Looking at the details gives an idea of the ways old files can become useless. There are several files in the Stuffit format, which was once the leading Mac format for compressed archives. The music notation files use Concertware, which hasn’t been available for years and doesn’t run on recent computers. I assembled the book using an application called “Ready, Set, Go!” which is no longer maintained.
Stuffit is still sold, so I could expand the archives, though I think I already have all the files they contain. Ready, Set, Go! may still be available for computers running OS X 10.6 or earlier.
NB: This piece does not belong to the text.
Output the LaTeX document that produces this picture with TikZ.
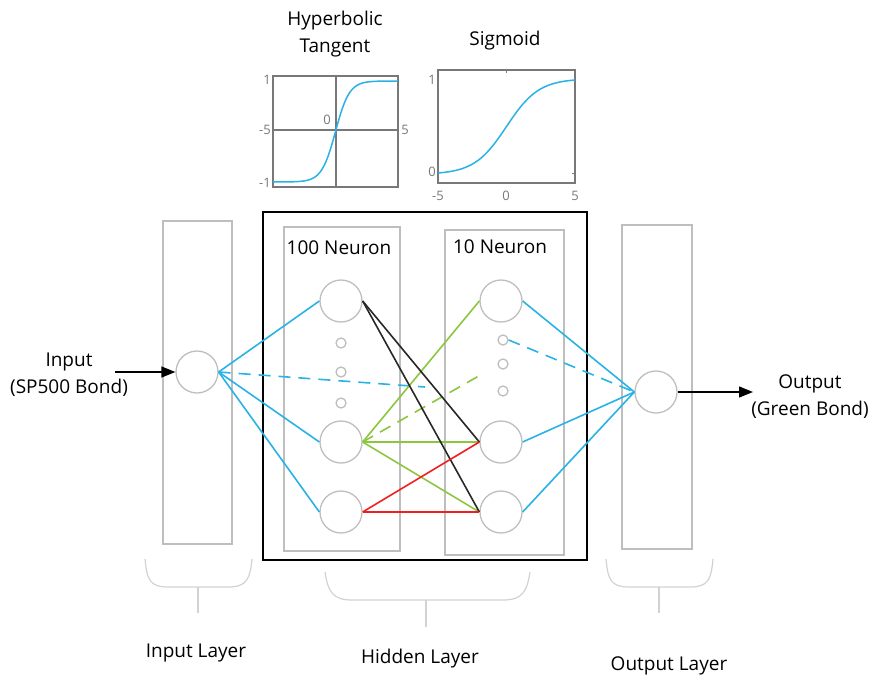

Concertware would be the hardest part to recover, but it might not be needed, since all the music was imported into Ready, Set, Go!
With some determined effort, I could probably make a new digital master for the book and then export it to a PDF so it would be usable for the foreseeable future. In this case, there isn’t much demand for a reissue, and it’s easier just to make second-generation copies from an existing book if necessary.
It’s not clear what I could have done better. PDF was a new format at the time, and there wasn’t much reason to think it would outlast its competitors. Converting a file from Ready, Set, Go!’s proprietary format would have been a software development project. If I’d thought to revisit the matter a few years later, I might have been able to convert the book to a more lasting format.
We have things much easier now — or at least it appears that way at the moment. How well files that aren’t under regular curation today will do in twenty years remains to be seen.